Leaving the pictures out, print the lines from the first line of the listing through the line containing "from matplotlib.patches import Rectangle", exactly as they read, and no others.

[BEGIN]

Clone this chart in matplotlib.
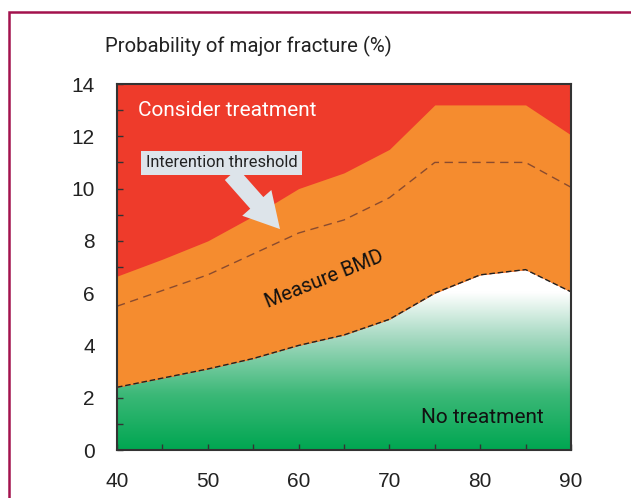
import numpy as np
import matplotlib.pyplot as plt
from matplotlib.colors import LinearSegmentedColormap
from matplotlib.patches import Rectangle

# Data
ages = np.array([40, 45, 50, 55, 60, 65, 70, 75, 80, 85, 90])
upper = np.array([6.65, 7.3, 8.0, 8.95, 10.0, 10.6, 11.5, 13.2, 13.2, 13.2, 12.05])
threshold = np.array([5.5, 6.1, 6.7, 7.5, 8.3, 8.8, 9.65, 11.0, 11.0, 11.0, 10.05])
lower = np.array([2.4, 2.75, 3.1, 3.5, 4.0, 4.4, 5.0, 6.0, 6.7, 6.9, 6.05])

xticks = [40, 50, 60, 70, 80, 90]
yticks = [0, 2, 4, 6, 8, 10, 12, 14]

red = '#ee3b2b'
orange = '#f58c2f'
callout = '#dde4ea'
narrow = ['Roboto', 'DejaVu Sans']

plt.rcParams['font.family'] = ['Liberation Sans', 'DejaVu Sans']

fig = plt.figure(figsize=(6.31, 4.98), dpi=100)
ax = fig.add_axes([117/631, 48/498, 454/631, 366/498])

# green to white gradient for the "no treatment" zone
cmap = LinearSegmentedColormap.from_list(
    'nt', [(0, '#00a651'), (0.3, '#3bb877'), (0.62, '#a8dac3'), (0.86, '#ffffff'), (1, '#ffffff')])
grad = np.linspace(0, 1, 256).reshape(-1, 1)
ax.imshow(grad, extent=[40, 90, 0, 7.0], origin='lower', cmap=cmap, aspect='auto', zorder=0)
ax.fill_between(ages, 7.0, 14, color='white', lw=0, zorder=0.5)

ax.fill_between(ages, lower, 14, color=red, lw=0, zorder=1)
ax.fill_between(ages, lower, upper, color=orange, lw=0, zorder=2)

ax.plot(ages, threshold, color='#8a4b2e', lw=1, ls=(0, (6, 4)), zorder=3)
ax.plot(ages, lower, color='#222222', lw=1, ls=(0, (4, 2)), zorder=3)
ax.plot([90, 90], [lower[-1], threshold[-1]], color='#444444', lw=1.2, ls=(0, (4, 2)), zorder=3)

ax.set_xlim(40, 90)
ax.set_ylim(0, 14)
ax.set_xticks(xticks)
ax.set_yticks(yticks)
ax.set_xticks(np.arange(40, 91, 5), minor=True)
ax.set_yticks(np.arange(0, 15, 1), minor=True)
ax.tick_params(which='both', direction='in', color='#333333', width=1)
ax.tick_params(which='major', length=4, labelsize=15, labelcolor='#222222')
ax.tick_params(which='minor', length=4)
ax.tick_params(axis='x', pad=16)
ax.tick_params(axis='y', pad=16)
for s in ax.spines.values():
    s.set_color('#333333')
    s.set_linewidth(1.5)
    s.set_zorder(5)

ax.text(42.3, 13.0, 'Consider treatment', color='white', fontsize=15, family=narrow,
        va='center', ha='left', zorder=4)
ax.text(62.8, 6.52, 'Measure BMD', color='#111111', fontsize=14.5, family=narrow,
        rotation=22, va='center', ha='center', zorder=4)
ax.text(80.2, 1.26, 'No treatment', color='#111111', fontsize=15, family=narrow,
        va='center', ha='center', zorder=4)

ax.annotate('', xy=(57.95, 8.45), xytext=(52.6, 10.55),
            arrowprops=dict(arrowstyle='simple,head_length=1.8,head_width=2.0,tail_width=0.9',
                            fc=callout, ec='none', mutation_scale=14, shrinkA=0, shrinkB=0),
            zorder=4)
ax.text(51.5, 10.98, 'Interention threshold', color='#222222', fontsize=11.8, family=narrow,
        va='center', ha='center', zorder=4,
        bbox=dict(boxstyle='square,pad=0.3', fc=callout, ec='none'))

fig.text(105/631, 1 - 46/498, 'Probability of major fracture (%)', fontsize=14.7,
         family=narrow, color='#222222', va='center', ha='left')

# frame around the figure
fig.patches.append(Rectangle((9/631, -0.1), 1.2, 1.1 - 12.5/498, transform=fig.transFigure,
                             fill=False, ec='#a3124d', lw=1.8))

fig.savefig('out.png', dpi=100)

[END]

### THE SOLUTION
Clone this chart in matplotlib.
import numpy as np
import matplotlib.pyplot as plt
from matplotlib.colors import LinearSegmentedColormap
from matplotlib.patches import Rectangle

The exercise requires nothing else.